J’ai rencontré Hélène sur les bancs de l’université, où nous avons suivi le même cursus pendant trois ans. Connaissant son engagement féministe, je lui ai proposé de faire partie des premiers portraits sur Women of the World.


Bien qu’il faille que je témoigne de ma vie en tant que « femme », j’aurai dans mon fort intérieur préféré avoir pu accomplir une étape importante pour la vie d’autrui avant de parler de moi. Mais, qui sait, peut être que mon parcours du haut de mes 20 ans pourra encourager d’autres femmes à oser et à je l’espère ouvrir les yeux sur notre condition.

Bonjour, je m’appelle Hélène, j’ai 20 ans, et je suis sur le point d’obtenir mon premier diplôme d’études supérieures. S’il y a une chose que j’ai compris durant ces années à l’Université, c’est que j’avais tout faux sur un bon nombre de mes perceptions du monde qui nous entoure. Surtout entre nous, êtres humains.

Depuis mon plus jeune âge, on m’a appris à donner plus d’importance à l’opinion et la vision des hommes qui m’entourent plutôt qu’à celles des femmes. Je me suis retrouvée à de multiples reprises à espérer plaire aux hommes qui m’entouraient, comme si cela m’apporterait la finalité de mon accomplissement en tant que personne. Il n’est pas ici question de séduction à des fins charnelles, mais bien du pouvoir que le regard et l’opinion des hommes ont vis-à-vis des femmes. Et ce pouvoir, que nous-mêmes offrons aux hommes de nous juger, de nous qualifier, et surtout de décider de notre valeur en tant que femme sur une échelle de féminité fictive, nous nous le faisons apprendre depuis le plus jeune âge avec la fabrication du mythe de « La Femme », cet être aimant, docile, agréable à regarder et indéniablement sexualisée.

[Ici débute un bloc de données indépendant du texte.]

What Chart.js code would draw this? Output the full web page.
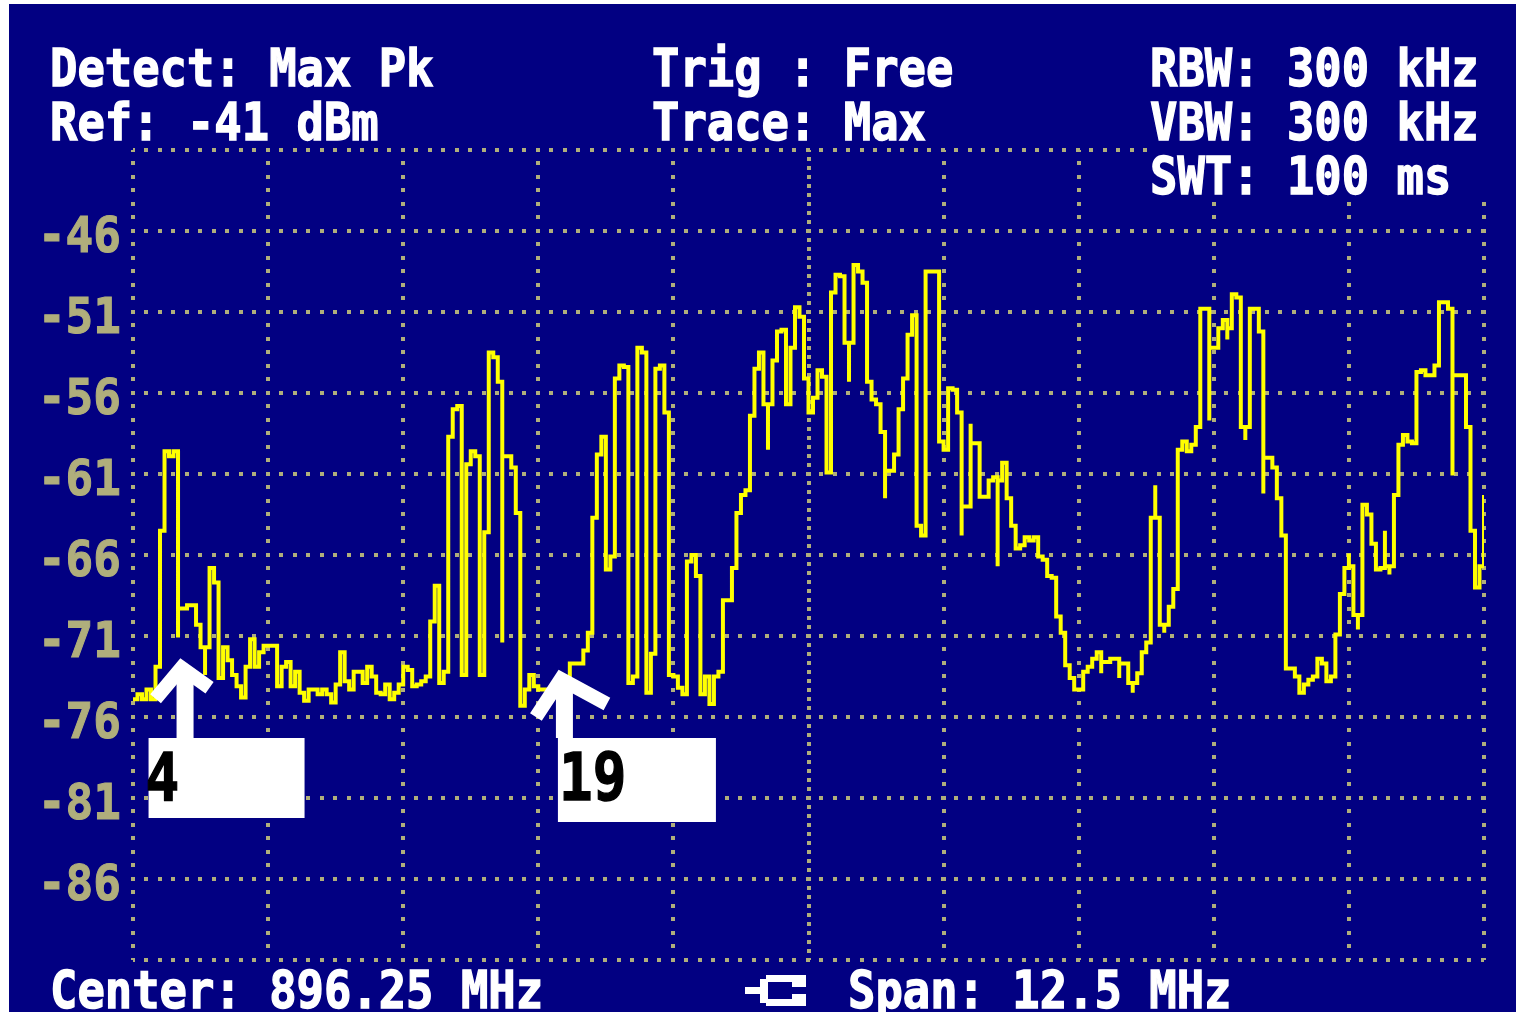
<!DOCTYPE html>
<html><head><meta charset="utf-8">
<script src="https://cdn.jsdelivr.net/npm/chart.js@4.4.0/dist/chart.umd.min.js"></script>
<style>
html,body{margin:0;padding:0;background:#ffffff;overflow:hidden;}
#c{position:absolute;left:0;top:0;}
</style></head><body>
<canvas id="c" width="1516" height="1014"></canvas>
<script>
// ---- instrument settings ----
const centerMHz = 896.25;
const spanMHz = 12.5;
const sweepPoints = 301;
const refLevelDbm = -41;
const bottomLevelDbm = -91;
const dbPerDiv = 5;
const yLabelValues = [-46, -51, -56, -61, -66, -71, -76, -81, -86];

// ---- trace (Max Pk, dBm), one value per sweep point ----
const levelDbm = [
-74.9,-74.6,-74.9,-74.3,-74.9,-72.9,-64.5,-59.6,-59.9,-59.6,
-71.1,-69.3,-69.1,-69.1,-70.3,-71.7,-73.4,-66.8,-67.7,-73.6,
-71.7,-72.5,-73.4,-74.1,-74.8,-72.9,-71.2,-72.9,-72.0,-71.6,
-71.6,-71.6,-74.1,-72.9,-72.6,-74.1,-73.2,-74.5,-75.0,-74.3,
-74.3,-74.6,-74.3,-74.6,-75.1,-74.0,-72.0,-73.8,-74.3,-73.2,
-73.2,-73.9,-72.9,-73.5,-74.5,-74.6,-74.0,-74.9,-74.5,-74.0,
-72.9,-73.1,-74.1,-74.0,-73.8,-73.5,-70.1,-67.9,-73.9,-73.2,
-58.7,-57.0,-56.8,-73.4,-60.4,-59.6,-59.9,-73.4,-64.6,-53.5,
-53.8,-55.3,-71.4,-59.9,-60.6,-63.4,-75.3,-74.3,-73.4,-74.1,
-74.3,-74.3,-74.3,-74.2,-74.2,-74.1,-73.7,-72.7,-72.7,-72.7,
-71.9,-70.8,-63.7,-59.8,-58.7,-66.9,-66.1,-55.1,-54.3,-54.4,
-73.9,-73.5,-53.2,-53.5,-74.5,-72.1,-54.5,-54.3,-57.2,-73.4,
-73.5,-74.2,-74.6,-66.4,-66.0,-67.3,-74.6,-73.5,-75.2,-73.5,
-73.2,-68.8,-68.8,-66.8,-63.4,-62.3,-62.0,-57.4,-54.5,-53.5,
-56.7,-59.5,-54.0,-52.2,-52.1,-56.7,-53.2,-50.7,-51.3,-55.1,
-57.2,-56.3,-54.6,-55.0,-60.9,-49.8,-48.7,-48.8,-52.9,-55.3,
-48.1,-48.5,-49.2,-55.3,-56.4,-56.7,-58.4,-62.5,-60.8,-59.8,
-57.0,-55.1,-52.4,-51.2,-64.2,-64.8,-48.5,-48.5,-48.5,-59.0,
-59.5,-55.7,-55.8,-57.2,-64.8,-63.0,-57.9,-59.1,-62.4,-62.4,
-61.4,-61.2,-66.7,-60.3,-62.5,-64.2,-65.6,-65.4,-64.9,-65.1,
-64.9,-66.1,-66.3,-67.3,-67.4,-69.8,-70.8,-72.8,-73.6,-74.3,
-74.3,-73.2,-72.9,-72.4,-72.0,-73.3,-72.6,-72.4,-72.4,-73.6,
-72.7,-73.9,-74.5,-73.3,-72.0,-71.4,-63.7,-61.7,-70.3,-70.8,
-69.2,-68.1,-59.5,-59.0,-59.6,-59.2,-58.1,-50.8,-50.8,-57.7,
-53.2,-52.0,-51.5,-52.7,-49.9,-50.1,-58.1,-58.9,-50.8,-50.8,
-52.2,-62.2,-60.0,-60.6,-62.5,-64.8,-73.0,-73.0,-73.5,-74.5,
-74.0,-73.7,-73.5,-72.4,-72.7,-73.8,-73.5,-70.9,-68.4,-66.8,
-65.9,-69.7,-70.6,-62.9,-63.5,-65.3,-66.9,-66.8,-64.5,-67.2,
-62.3,-59.2,-58.6,-59.0,-59.1,-54.7,-54.6,-54.9,-54.9,-54.3,
-50.4,-50.4,-50.8,-61.1,-54.9,-54.9,-58.1,-64.5,-68.0,-66.7,-62.3
];
// level the trace returns to inside the same sweep point (peak within one pixel column)
const returnDbm = {10:-69.3, 16:-71.7, 82:-59.9, 141:-56.7, 159:-52.9, 167:-60.8, 184:-63.0,
  186:-59.1, 192:-61.4, 215:-72.6, 219:-72.7, 222:-73.9, 227:-63.7, 229:-70.3, 239:-53.2,
  243:-52.0, 247:-58.1, 251:-60.0, 270:-66.7, 272:-69.7, 278:-66.7, 279:-66.7, 293:-54.9};

// ---- markers ----
const markerLabels = ['4', '19'];
const markerFreqMHz = [890.44, 893.95];
const markerDbm = [-72.4, -73.1];

// ---- texts ----
const headerLeft = ['Detect: Max Pk', 'Ref: -41 dBm'];
const headerMid = ['Trig : Free', 'Trace: Max'];
const headerRight = ['RBW: 300 kHz', 'VBW: 300 kHz', 'SWT: 100 ms'];
const footerLeft = 'Center: 896.25 MHz';
const footerRight = 'Span: 12.5 MHz';

// ---- style ----
const BLUE = '#020082';
const GRID = '#b0ae7c';
const TRACE = '#ffff00';
const FONT = '"DejaVu Sans Mono", "Liberation Mono", monospace';
const DOTS = [4, 9, 4, 10];

const points = [];
levelDbm.forEach((v, i) => {
  const f = centerMHz - spanMHz / 2 + i * spanMHz / (sweepPoints - 1);
  points.push({x: f, y: v});
  if (returnDbm[i] !== undefined) points.push({x: f, y: returnDbm[i]});
});

function pixText(ctx, str, x, baseline, size, sy, color, align, stroke) {
  ctx.save();
  ctx.font = 'bold ' + size + 'px ' + FONT;
  ctx.fillStyle = color;
  ctx.strokeStyle = color;
  ctx.lineWidth = stroke || 0;
  ctx.lineJoin = 'miter';
  ctx.textAlign = align || 'left';
  ctx.textBaseline = 'alphabetic';
  ctx.translate(x, baseline);
  ctx.scale(1, sy);
  ctx.fillText(str, 0, 0);
  if (stroke) ctx.strokeText(str, 0, 0);
  ctx.restore();
}

const framePlugin = {
  id: 'frame',
  beforeDraw(chart) {
    const ctx = chart.ctx;
    ctx.save();
    ctx.fillStyle = '#ffffff';
    ctx.fillRect(0, 0, chart.width, chart.height);
    ctx.fillStyle = BLUE;
    ctx.fillRect(9, 4, chart.width - 9, 1008);
    ctx.restore();
  }
};

const overlayPlugin = {
  id: 'overlay',
  afterDraw(chart) {
    const ctx = chart.ctx;
    const xs = chart.scales.x, ys = chart.scales.y;
    ctx.save();
    // area behind the SWT readout hides the grid
    ctx.fillStyle = BLUE;
    ctx.fillRect(1149, 138, chart.width - 1149, 63);

    // header / footer
    const W = '#ffffff';
    const fs = 45.5, sy = 1.12, sw = 1.2;
    pixText(ctx, headerLeft[0], 50, 86, fs, sy, W, 'left', sw);
    pixText(ctx, headerLeft[1], 50, 140, fs, sy, W, 'left', sw);
    pixText(ctx, headerMid[0], 652, 86, fs, sy, W, 'left', sw);
    pixText(ctx, headerMid[1], 652, 140, fs, sy, W, 'left', sw);
    pixText(ctx, headerRight[0], 1150, 86, fs, sy, W, 'left', sw);
    pixText(ctx, headerRight[1], 1150, 140, fs, sy, W, 'left', sw);
    pixText(ctx, headerRight[2], 1150, 194, fs, sy, W, 'left', sw);
    pixText(ctx, footerLeft, 50, 1008, fs, sy, W, 'left', sw);
    pixText(ctx, footerRight, 848, 1008, fs, sy, W, 'left', sw);

    // span/input icon
    ctx.fillStyle = W;
    ctx.fillRect(745, 987, 17, 7);
    ctx.fillRect(766, 975, 32, 7);
    ctx.fillRect(766, 999, 32, 7);
    ctx.fillRect(760, 979, 8, 24);
    ctx.fillRect(792, 975, 14, 12);
    ctx.fillRect(792, 994, 14, 12);

    // y labels
    yLabelValues.forEach(v => {
      const py = ys.getPixelForValue(v);
      pixText(ctx, String(v), 121, py + 21, 46, 1.1, GRID, 'right', 1);
    });

    // markers
    const boxDx = [-32, -2], boxW = [156, 158], boxH = [80, 84], txtDx = [-3, 1];
    const wingL = [[-25, 40], [-24, 47]], wingR = [[29, 29], [47, 34]];
    const boxTop = 738;
    markerLabels.forEach((lab, i) => {
      const tx = xs.getPixelForValue(markerFreqMHz[i]);
      const ty = ys.getPixelForValue(markerDbm[i]);
      ctx.strokeStyle = W; ctx.fillStyle = W;
      ctx.lineWidth = 14; ctx.lineJoin = 'miter'; ctx.lineCap = 'butt';
      ctx.beginPath();
      ctx.moveTo(tx + wingL[i][0], ty + wingL[i][1]);
      ctx.lineTo(tx + 1, ty + 9);
      ctx.lineTo(tx + wingR[i][0], ty + wingR[i][1]);
      ctx.stroke();
      ctx.fillRect(tx - 4, ty + 14, 17, boxTop - ty - 14);
      const bx = tx + boxDx[i];
      ctx.fillRect(bx, boxTop, boxW[i], boxH[i]);
      pixText(ctx, lab, bx + txtDx[i], 800, 56, 1.18, '#000000', 'left', 1.2);
    });
    ctx.restore();
  }
};

const chart = new Chart(document.getElementById('c'), {
  type: 'line',
  data: {
    datasets: [{
      data: points,
      borderColor: TRACE,
      borderWidth: 4,
      pointRadius: 0,
      stepped: true,
      fill: false,
      xAxisID: 'x',
      yAxisID: 'y'
    }]
  },
  options: {
    responsive: false,
    devicePixelRatio: 1,
    animation: false,
    events: [],
    layout: {padding: {left: 0, top: 150, right: 32, bottom: 54}},
    plugins: {legend: {display: false}, tooltip: {enabled: false}, title: {display: false}},
    scales: {
      x: {
        type: 'linear', position: 'bottom',
        min: centerMHz - spanMHz / 2, max: centerMHz + spanMHz / 2,
        ticks: {display: false, stepSize: spanMHz / 10},
        grid: {
          color: c => (c.tick && Math.abs(c.tick.value - centerMHz) < 1e-6) ? 'rgba(0,0,0,0)' : GRID,
          lineWidth: 4, drawTicks: false
        },
        border: {display: false, dash: DOTS, dashOffset: 2},
        afterFit: s => { s.height = 0; }
      },
      xc: {
        type: 'linear', position: 'bottom',
        min: centerMHz - spanMHz / 2, max: centerMHz + spanMHz / 2,
        afterBuildTicks: s => { s.ticks = [{value: centerMHz}]; },
        ticks: {display: false},
        grid: {color: GRID, lineWidth: 4, drawTicks: false},
        border: {display: false, dash: [4, 5], dashOffset: 2},
        afterFit: s => { s.height = 0; }
      },
      y: {
        type: 'linear', position: 'left',
        min: bottomLevelDbm, max: refLevelDbm,
        ticks: {display: false, stepSize: dbPerDiv},
        grid: {color: GRID, lineWidth: 4, drawTicks: false},
        border: {display: false, dash: DOTS, dashOffset: 2},
        afterFit: s => { s.width = 133; }
      }
    }
  },
  plugins: [framePlugin, overlayPlugin]
});
</script>
</body></html>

Pour plaire à la gente masculine, on m’a appris à avoir une apparence irréprochable : taille fine, cheveux long, épilation, maquillage…la liste de tous les artifices que nous nous infligeons est longue. Il m’aura fallu 20 ans pour comprendre que ma valeur ne dépend pas de mon apparence physique mais de ce que je suis capable d’accomplir concrètement dans mon quotidien. Il m’aura fallu suivre l’enseignement d’une professeure engagée pour comprendre que le pouvoir, ça se donne. La servitude volontaire est au cœur des mécanismes et des rouages du patriarcat, incitant les femmes d’elles-mêmes à se considérer comme des corps mis à la disposition des hommes. Pourquoi as-tu commencé à t’épiler toi ? Qu’est-ce qui te donne envie de porter des chaussures à talon inconfortables ? Pourquoi dépenses-tu des centaines de dollars en crème pour le corps et sérum repulpant ?

J’ai ainsi perdu énormément de temps, d’énergie et même d’argent à fabriquer ma coquille de « femme » pour être acceptée et valorisée par les hommes qui m’entouraient. Et puis un jour, avec l’accumulation de mes lectures, cours magistraux sur la condition féminine, et mes expériences de la vie, j’ai réussi à sortir de ce mécanisme pervers enfermant les hommes et les femmes dans des cages de verre ou la fluidité et le mélange n’ont pas leur place.

Comme ma professeure le disait, le pouvoir, ça se donne. Aujourd’hui, refuser de répondre aux standards de beauté féminin, c’est dire non. Non, je m’en fiche de ce que mes pairs vont penser de moi. Si mes poils diminuent ma personne en tant que femme à tes yeux, grand bien te fasse. Moi, je suis un être humain avant d’être « une femme ». Et ton opinion sur ce que devrait être une femme ou pas n’a plus aucune importance. Plus aucune.

Pour moi, c’est ça ma victoire. Redonner le pouvoir de me qualifier à la bonne personne, c’est-à-dire moi. La Femme n’existe pas. Il n’y a que des femmes, êtres humains avant tout.

Hélène, le 17 mai 2020

Note de l’auteure : ce texte a été rédigé par une femme blanche issue de la classe moyenne/élevée et par conséquent, n’illustre pas la réalité de toutes les femmes.